* Data provided
————

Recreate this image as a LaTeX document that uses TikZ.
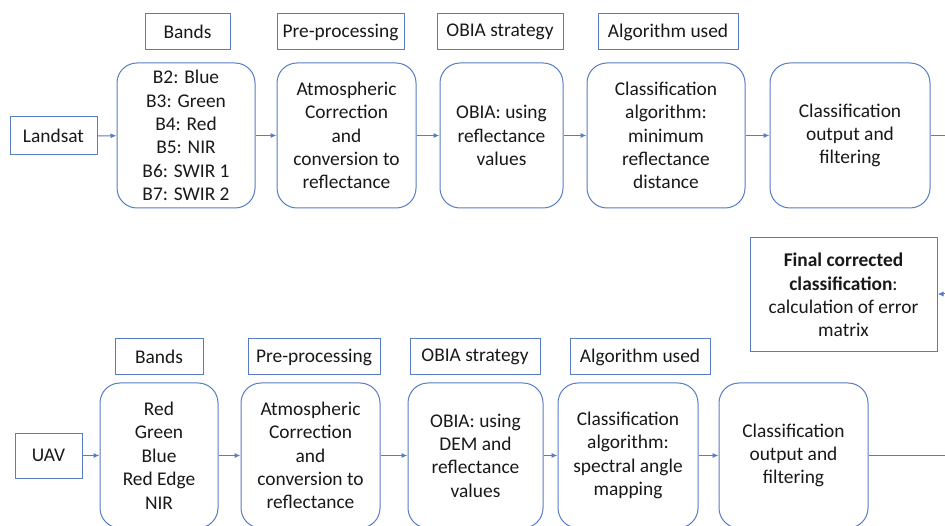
\documentclass[tikz,border=0pt]{standalone}
\usepackage{fontspec}
\setmainfont{Carlito}
\usetikzlibrary{arrows.meta}
\definecolor{bord}{RGB}{88,124,198}
\definecolor{txt}{RGB}{25,25,25}
\tikzset{
  base/.style={draw=bord, line width=1pt, inner sep=0pt, align=center, text=txt,
    font=\fontsize{19.4}{23.4}\selectfont},
  rbox/.style={base, rounded corners=20pt},
  sbox/.style={base},
  conn/.style={draw=bord, line width=1pt, -{Latex[length=6pt,width=5pt]}},
  plain/.style={draw=bord, line width=1pt}
}
\begin{document}
\begin{tikzpicture}[x=1pt,y=-1pt]
\clip (0,0) rectangle (945,526);
\fill[white] (0,0) rectangle (945,526);
% ---------- top row ----------
\node[sbox, minimum width=87pt, minimum height=38pt] (landsat) at (53.5,136) {Landsat};
\node[sbox, minimum width=85pt, minimum height=36pt] (lb1) at (187.5,32) {Bands};
\node[sbox, minimum width=127pt, minimum height=36pt] (lp1) at (340.5,32) {Pre-processing};
\node[sbox, minimum width=126pt, minimum height=36pt] (lo1) at (500,32) {OBIA strategy};
\node[sbox, minimum width=140pt, minimum height=36pt] (la1) at (668,32) {Algorithm used};

\node[rbox, minimum width=138pt, minimum height=145pt] (bands1) at (186,135.5)
  {B2: Blue\\B3: Green\\B4: Red\\B5: NIR\\B6: SWIR 1\\B7: SWIR 2};
\node[rbox, minimum width=139pt, minimum height=145pt] (pre1) at (346.5,135.5)
  {Atmospheric\\Correction\\and\\conversion to\\reflectance};
\node[rbox, minimum width=123pt, minimum height=145pt] (obia1) at (501.5,135.5)
  {OBIA: using\\reflectance\\values};
\node[rbox, minimum width=158pt, minimum height=145pt] (alg1) at (666,135.5)
  {Classification\\algorithm:\\minimum\\reflectance\\distance};
\node[rbox, minimum width=160pt, minimum height=145pt] (out1) at (850,135.5)
  {Classification\\output and\\filtering};
\coordinate (r1) at (950,135.5);

\draw[conn] (landsat) -- (bands1);
\draw[conn] (bands1) -- (pre1);
\draw[conn] (pre1) -- (obia1);
\draw[conn] (obia1) -- (alg1);
\draw[conn] (alg1) -- (out1);
\draw[plain] (out1) -- (r1);

% ---------- final box ----------
\node[sbox, minimum width=187pt, minimum height=114pt] (final) at (843.5,295)
  {\textbf{Final corrected}\\\textbf{classification}:\\calculation of error\\matrix};
\coordinate (r2) at (950,294);
\draw[conn] (r2) -- (final.east |- r2);

% ---------- bottom row ----------
\node[sbox, minimum width=67pt, minimum height=45pt] (uav) at (48.5,455.5) {UAV};
\node[sbox, minimum width=88pt, minimum height=36pt] (lb2) at (159,357) {Bands};
\node[sbox, minimum width=132pt, minimum height=36pt] (lp2) at (314,357) {Pre-processing};
\node[sbox, minimum width=130pt, minimum height=36pt] (lo2) at (475,357) {OBIA strategy};
\node[sbox, minimum width=140pt, minimum height=36pt] (la2) at (640,357) {Algorithm used};

\node[rbox, minimum width=118pt, minimum height=145pt] (bands2) at (159,455.5)
  {Red\\Green\\Blue\\Red Edge\\NIR};
\node[rbox, minimum width=139pt, minimum height=145pt] (pre2) at (310.5,455.5)
  {Atmospheric\\Correction\\and\\conversion to\\reflectance};
\node[rbox, minimum width=135pt, minimum height=145pt] (obia2) at (475.5,455.5)
  {OBIA: using\\DEM and\\reflectance\\values};
\node[rbox, minimum width=140pt, minimum height=145pt] (alg2) at (628,455.5)
  {Classification\\algorithm:\\spectral angle\\mapping};
\node[rbox, minimum width=149pt, minimum height=145pt] (out2) at (793.5,455.5)
  {Classification\\output and\\filtering};
\coordinate (r3) at (950,455.5);

\draw[conn] (uav) -- (bands2);
\draw[conn] (bands2) -- (pre2);
\draw[conn] (pre2) -- (obia2);
\draw[conn] (obia2) -- (alg2);
\draw[conn] (alg2) -- (out2);
\draw[plain] (out2) -- (r3);
\end{tikzpicture}
\end{document}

————

* Set problem
Restate only the lines running from the start of the material above through the line containing "minimum height=36pt] (la1)", ends included. No pictures.

* Response for this exercise
Recreate this image as a LaTeX document that uses TikZ.
\documentclass[tikz,border=0pt]{standalone}
\usepackage{fontspec}
\setmainfont{Carlito}
\usetikzlibrary{arrows.meta}
\definecolor{bord}{RGB}{88,124,198}
\definecolor{txt}{RGB}{25,25,25}
\tikzset{
  base/.style={draw=bord, line width=1pt, inner sep=0pt, align=center, text=txt,
    font=\fontsize{19.4}{23.4}\selectfont},
  rbox/.style={base, rounded corners=20pt},
  sbox/.style={base},
  conn/.style={draw=bord, line width=1pt, -{Latex[length=6pt,width=5pt]}},
  plain/.style={draw=bord, line width=1pt}
}
\begin{document}
\begin{tikzpicture}[x=1pt,y=-1pt]
\clip (0,0) rectangle (945,526);
\fill[white] (0,0) rectangle (945,526);
% ---------- top row ----------
\node[sbox, minimum width=87pt, minimum height=38pt] (landsat) at (53.5,136) {Landsat};
\node[sbox, minimum width=85pt, minimum height=36pt] (lb1) at (187.5,32) {Bands};
\node[sbox, minimum width=127pt, minimum height=36pt] (lp1) at (340.5,32) {Pre-processing};
\node[sbox, minimum width=126pt, minimum height=36pt] (lo1) at (500,32) {OBIA strategy};
\node[sbox, minimum width=140pt, minimum height=36pt] (la1) at (668,32) {Algorithm used};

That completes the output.